Okay, great. That unleashed a flood of multiplayer games. And making a game multiplayer solves a lot of problems:

  • Writing good game AI that stays competitive against a human is hard. Humans are pretty good at that.

  • Humans are good at coordinating, so any cooperative games have humans doing well with humans.

  • Some people specifically want to play against other people, to spend time with them.

The problem is that I don't think that there is going to be any future big jump like that improving the multiplayer competitive situation. Those two big jumps are pretty much the end of the road in terms of making multiplayer significantly better. Maybe it's possible to see some minor gains via better predictive algorithms to shave off perceived latency, though I don't think that there is going to be game-changing stuff there. Maybe someone can improve on matchmaking. But I think that we've seen all the big improvements that are going to come.

And multiplayer comes with a host of problems that are very hard to fix:

  • By-and-large, realtime multiplayer games cannot be paused. There are a few exceptions, mostly for games with a small number of players. This is a real problem if you, say, have a kid and want to play a game and in the middle of it you hear something smash in the next room and the kid start screaming. Real life is not friendly to people requiring uninterrupted blocks of time.

  • People don't always do things that are fun for other people. Griefing, spawn-camping, cheating, whatever. Even minor stuff like breaking out of character making the game less-immersive. You can try to mitigate that with game design, but it's always going to be an issue. Human nature doesn't change: humans come firmly attached to human foibles.

  • Multiplayer games stop being playable at some point, when they no longer have enough players. Often before that, if they have centralized servers operated by the publisher


which is almost universally the case today


and the servers get shut down.

  • Even with modern networks, latency and flaky connectivity is a factor for real-time games. For people living in remote areas, it's particularly annoying.

  • For multiplayer competitive games, one can only win at some given rate; for a player to win against a human, that other player will lose. I'd wager that that rate is most-likely not the optimal rate for game enjoyment. If a player isn't competing against humans, that constraint on game designers goes away.

On the other hand, while it is hard to make sophisticated game AI, hard to make it as good as a human...there are also no real fundamental limits there. I am confident that while we are not there today, we can make an AGI comparable to a human, and that for the simpler problem of making game AI, it's possible to make much-less sophisticated AIs that solve many of the problems that humans do in games. That's expensive to do on a per-game basis -- game AI is hard -- but my guess is that most games have a fairly-similar set of problems to solve, that it's probably possible to abstract a lot of that, have "game AI engines" used in many games that solve a lot of those problems.
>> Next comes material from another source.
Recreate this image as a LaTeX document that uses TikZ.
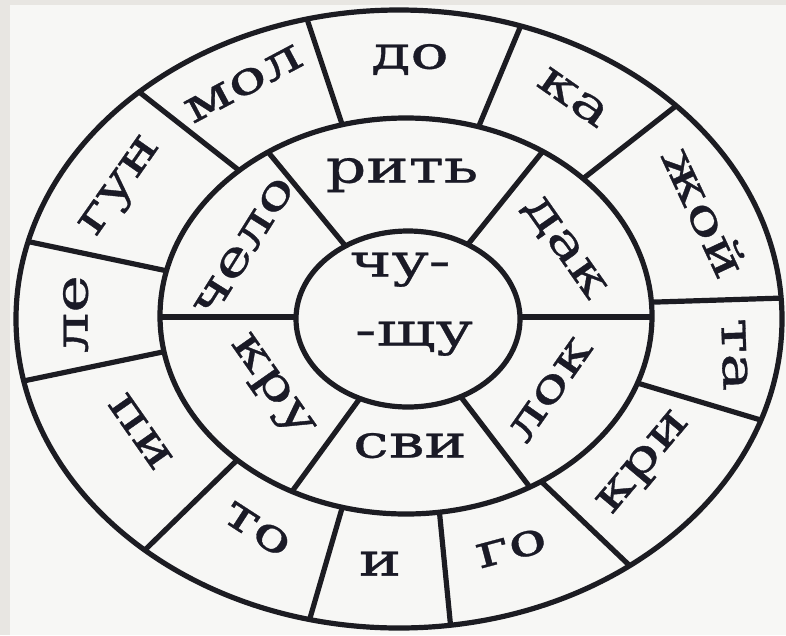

We've done that with graphics engines and physics engines; there was a point where having the kind of graphics and physics that we do in many games was prohibitively expensive too, until we figured out how to reuse a lot of work from game to game. And improvements in that game AI is a ratchet: it's only going to get better, whereas human nature isn't going to change.

I'm not saying that multiplayer games are going to vanish tomorrow. But I think that the environment that we're going to see is going to differ from the one that we've seen from maybe the 1990s to the 2010s, where technological change specifically dramatically relatively improved the situation for multiplayer games


I think that there's going to be a continued trend towards the situation relatively-favoring single-player games.

[–] [email protected] 8 points 6 hours ago

A very basic rule in developing any app that has a server and a client is that you never trust the client. Never. What do game devs do? They trust the client and try to make it trustable. That will never work. The anti cheat should be on the server : a player flying would be very easy to detect. Don't send the position of every players to every players.